Fire to the face, Iudex!

I did it. I reinstalled Dark Souls III on my laptop. When I’m sick and exhausted, I can’t play a new game. I don’t have the bandwidth to figure things out, especially as I tend to like so-called difficult games. I know it’s a funny thing to say, but Dark Souls games are comfort food for me, and, yes, I mean specifically Dark Souls and not Bloodborne or Sekiro. Although, I will say the latter was pretty easygoing until the end game, but it’s not the same as Dark Souls.

I’m going to say something rather controversial in the Souls community, but I don’t give a fuck, obviously. Dark Souls III is my favorite of the Souls games to play*, and I’ve beaten it probably twenty times. Because I’m tired, depressed, and weary, I’m taking the road most traveled–being a Pyro. Then, adding strength later on so I can wield my beloved Lorian’s Greatsword.
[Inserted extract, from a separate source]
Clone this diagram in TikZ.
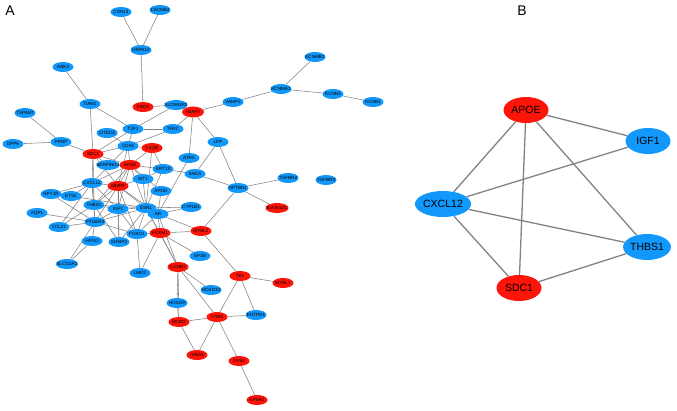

How’s it going? Kinda rough, I gotta say. The buttons are similar, but just different enough to mess me up. Iudex Gundyr, the tutorial boss, has never given me a problem as a Pyro. He’s weak to fire, especially in his second phase, and I can finish him off without even getting close. However. A (Xbox One) is jump in Sekiro, and it’s really fucking important to use it in combat. B is dodge step, and it’s ostensibly usable in combat, but not really. I used it minimally, and I used A every fight. On the other hand, A in Souls is pick up an item, talk to someone, etc, which, obviously, has no use in a fight. B is roll, which is god in Souls. So, Iudex was coming for me in his abyss-y, snaky form, and I pressed A and did–nothing. I frantically pressed it several times until I died.

That’s been my biggest problem so far. I’m up to the Road of Sacrifices, and I’ve died…six times I think. Once to Iudex (embarrassing) and once because I forgot jump is to click in the left thumbstick, which is just bad mapping and once because my cheese for the Darkwraith at the bottom of the elevator (make him fall into the elevator maw) didn’t work the first time. One of my problems with not dying as much in this game is that there is a mechanic that is built upon dying. There is a PC, Yoel of Londor, who offers to ‘Draw Out True Strength’–which is free levels. Of course, nothing is free in a Dark Souls game, and you get the hollowing curse from Yoel.